+++ EXERCISE MATERIAL
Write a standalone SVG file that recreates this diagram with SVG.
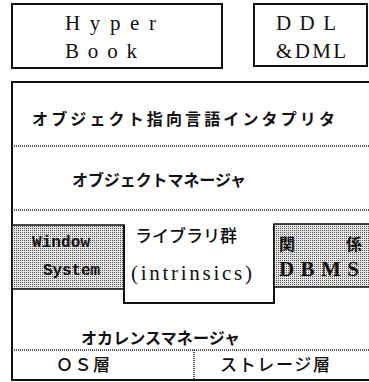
<svg xmlns="http://www.w3.org/2000/svg" width="369" height="382" viewBox="0 0 369 382">
<style>
.box{fill:none;stroke:#111;stroke-width:2}
.ln{fill:none;stroke:#111;stroke-width:2}
.dot{fill:none;stroke:#222;stroke-width:1.5;stroke-dasharray:1 1}
.shade{fill:url(#dots);stroke:#111;stroke-width:1.5}
.ser{font-family:"Liberation Serif","Noto Sans CJK JP",serif;font-size:21px;fill:#111}
.jp{font-family:"Noto Sans CJK JP",sans-serif;font-weight:bold;font-size:16px;fill:#111}
.jpr{font-family:"Noto Sans CJK JP",sans-serif;font-weight:500;font-size:17px;fill:#111}
.mono{font-family:"Liberation Mono","DejaVu Sans Mono",monospace;font-size:16px;fill:#111}
</style>
<defs>
<pattern id="dots" width="2" height="2" patternUnits="userSpaceOnUse">
<rect width="2" height="2" fill="#e6e6e6"/>
<rect width="1" height="1" fill="#555"/>
</pattern>
</defs>
<g id="hyperbook">
<rect class="box" x="12" y="4" width="210" height="64"/>
<text class="ser" x="65" y="30" textLength="91" lengthAdjust="spacing">Hyper</text>
<text class="ser" x="65" y="58" textLength="72" lengthAdjust="spacing">Book</text>
</g>
<g id="ddl">
<rect class="box" x="254" y="4" width="113" height="62"/>
<text class="ser" x="276" y="30" textLength="60" lengthAdjust="spacing">DDL</text>
<text class="ser" x="276" y="58" textLength="70" lengthAdjust="spacing">&amp;DML</text>
</g>
<g id="connectors">
<path class="ln" d="M369,82 H12 V380 H369"/>
<line class="dot" x1="12" y1="146" x2="369" y2="146"/>
<line class="dot" x1="12" y1="210" x2="369" y2="210"/>
<line class="dot" x1="12" y1="350" x2="369" y2="350"/>
<line class="dot" x1="194" y1="350" x2="194" y2="380"/>
</g>
<g id="interpreter">
<text class="jp" x="32" y="125" font-size="17" textLength="303" lengthAdjust="spacing">オブジェクト指向言語インタプリタ</text>
</g>
<g id="objmanager">
<text class="jp" x="72" y="186" textLength="174" lengthAdjust="spacing">オブジェクトマネージャ</text>
</g>
<g id="window">
<rect class="shade" x="12" y="225" width="112" height="64"/>
<text class="mono" x="32" y="247" font-weight="bold" textLength="58" lengthAdjust="spacing">Window</text>
<text class="mono" x="43" y="275" font-weight="bold" textLength="57" lengthAdjust="spacing">System</text>
</g>
<g id="library">
<path class="ln" d="M124,225 V303 H274 V224"/>
<text class="jpr" x="135" y="242" font-size="15">ライブラリ群</text>
<text class="ser" x="131" y="280" font-size="17" textLength="121" lengthAdjust="spacing">(intrinsics)</text>
</g>
<g id="dbms">
<rect class="shade" x="274" y="224" width="100" height="63"/>
<text class="jp" x="279" y="250" font-size="17">関</text>
<text class="jp" x="346" y="250" font-size="17">係</text>
<text class="ser" x="279" y="276" font-weight="bold" font-size="18" textLength="80" lengthAdjust="spacing">DBMS</text>
</g>
<g id="occurrence">
<text class="jp" x="81" y="344" textLength="159" lengthAdjust="spacing">オカレンスマネージャ</text>
</g>
<g id="os">
<text class="jpr" x="56" y="371" textLength="54" lengthAdjust="spacing">ＯＳ層</text>
</g>
<g id="storage">
<text class="jpr" x="220" y="371" textLength="110" lengthAdjust="spacing">ストレージ層</text>
</g>
</svg>
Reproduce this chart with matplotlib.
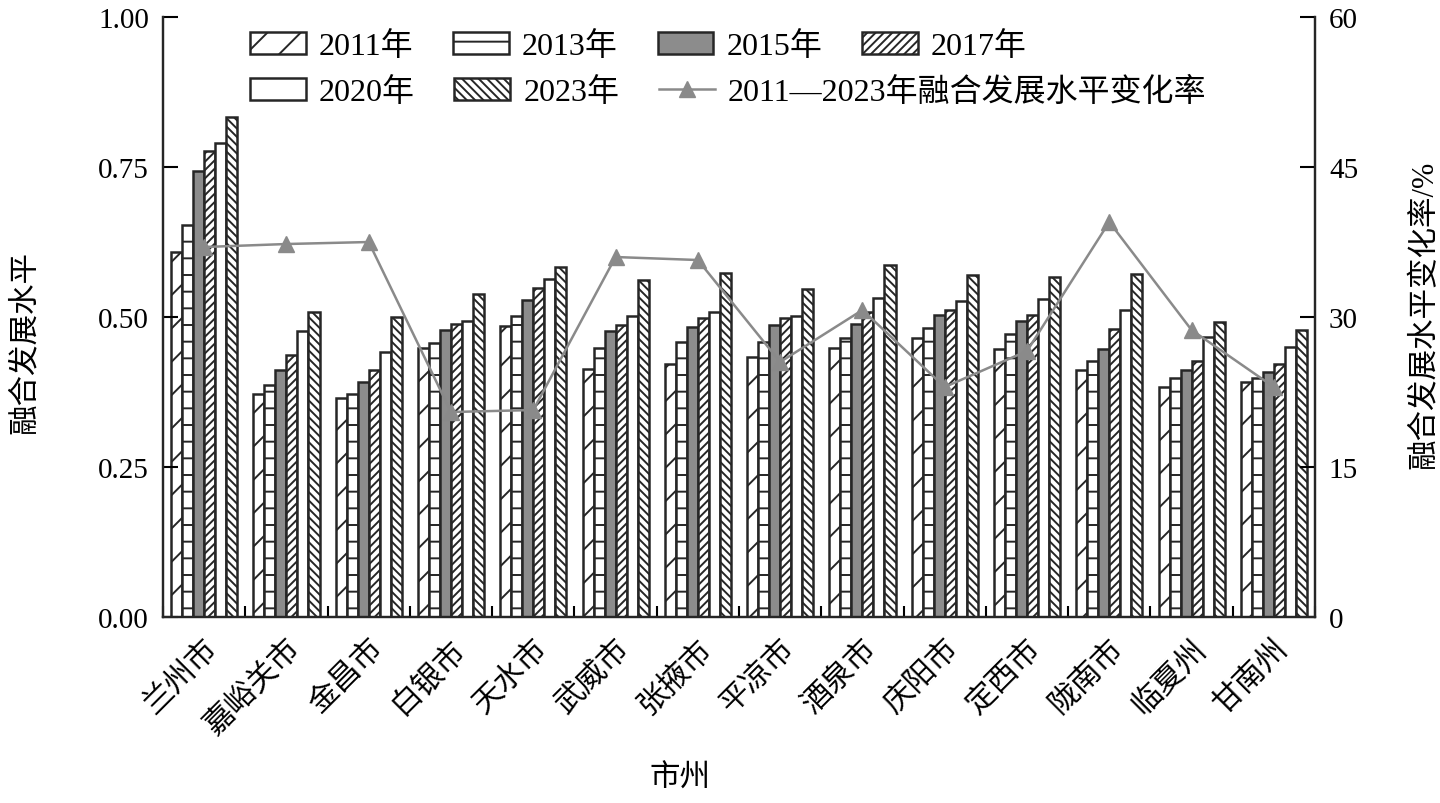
++++++
| EXERCISE PROMPT |
Reproduce the entries exactly. Do not carry over any picture.

| SOLVED EXERCISE |
Write a standalone SVG file that recreates this diagram with SVG.
<svg xmlns="http://www.w3.org/2000/svg" width="369" height="382" viewBox="0 0 369 382">
<style>
.box{fill:none;stroke:#111;stroke-width:2}
.ln{fill:none;stroke:#111;stroke-width:2}
.dot{fill:none;stroke:#222;stroke-width:1.5;stroke-dasharray:1 1}
.shade{fill:url(#dots);stroke:#111;stroke-width:1.5}
.ser{font-family:"Liberation Serif","Noto Sans CJK JP",serif;font-size:21px;fill:#111}
.jp{font-family:"Noto Sans CJK JP",sans-serif;font-weight:bold;font-size:16px;fill:#111}
.jpr{font-family:"Noto Sans CJK JP",sans-serif;font-weight:500;font-size:17px;fill:#111}
.mono{font-family:"Liberation Mono","DejaVu Sans Mono",monospace;font-size:16px;fill:#111}
</style>
<defs>
<pattern id="dots" width="2" height="2" patternUnits="userSpaceOnUse">
<rect width="2" height="2" fill="#e6e6e6"/>
<rect width="1" height="1" fill="#555"/>
</pattern>
</defs>
<g id="hyperbook">
<rect class="box" x="12" y="4" width="210" height="64"/>
<text class="ser" x="65" y="30" textLength="91" lengthAdjust="spacing">Hyper</text>
<text class="ser" x="65" y="58" textLength="72" lengthAdjust="spacing">Book</text>
</g>
<g id="ddl">
<rect class="box" x="254" y="4" width="113" height="62"/>
<text class="ser" x="276" y="30" textLength="60" lengthAdjust="spacing">DDL</text>
<text class="ser" x="276" y="58" textLength="70" lengthAdjust="spacing">&amp;DML</text>
</g>
<g id="connectors">
<path class="ln" d="M369,82 H12 V380 H369"/>
<line class="dot" x1="12" y1="146" x2="369" y2="146"/>
<line class="dot" x1="12" y1="210" x2="369" y2="210"/>
<line class="dot" x1="12" y1="350" x2="369" y2="350"/>
<line class="dot" x1="194" y1="350" x2="194" y2="380"/>
</g>
<g id="interpreter">
<text class="jp" x="32" y="125" font-size="17" textLength="303" lengthAdjust="spacing">オブジェクト指向言語インタプリタ</text>
</g>
<g id="objmanager">
<text class="jp" x="72" y="186" textLength="174" lengthAdjust="spacing">オブジェクトマネージャ</text>
</g>
<g id="window">
<rect class="shade" x="12" y="225" width="112" height="64"/>
<text class="mono" x="32" y="247" font-weight="bold" textLength="58" lengthAdjust="spacing">Window</text>
<text class="mono" x="43" y="275" font-weight="bold" textLength="57" lengthAdjust="spacing">System</text>
</g>
<g id="library">
<path class="ln" d="M124,225 V303 H274 V224"/>
<text class="jpr" x="135" y="242" font-size="15">ライブラリ群</text>
<text class="ser" x="131" y="280" font-size="17" textLength="121" lengthAdjust="spacing">(intrinsics)</text>
</g>
<g id="dbms">
<rect class="shade" x="274" y="224" width="100" height="63"/>
<text class="jp" x="279" y="250" font-size="17">関</text>
<text class="jp" x="346" y="250" font-size="17">係</text>
<text class="ser" x="279" y="276" font-weight="bold" font-size="18" textLength="80" lengthAdjust="spacing">DBMS</text>
</g>
<g id="occurrence">
<text class="jp" x="81" y="344" textLength="159" lengthAdjust="spacing">オカレンスマネージャ</text>
</g>
<g id="os">
<text class="jpr" x="56" y="371" textLength="54" lengthAdjust="spacing">ＯＳ層</text>
</g>
<g id="storage">
<text class="jpr" x="220" y="371" textLength="110" lengthAdjust="spacing">ストレージ層</text>
</g>
</svg>
Reproduce this chart with matplotlib.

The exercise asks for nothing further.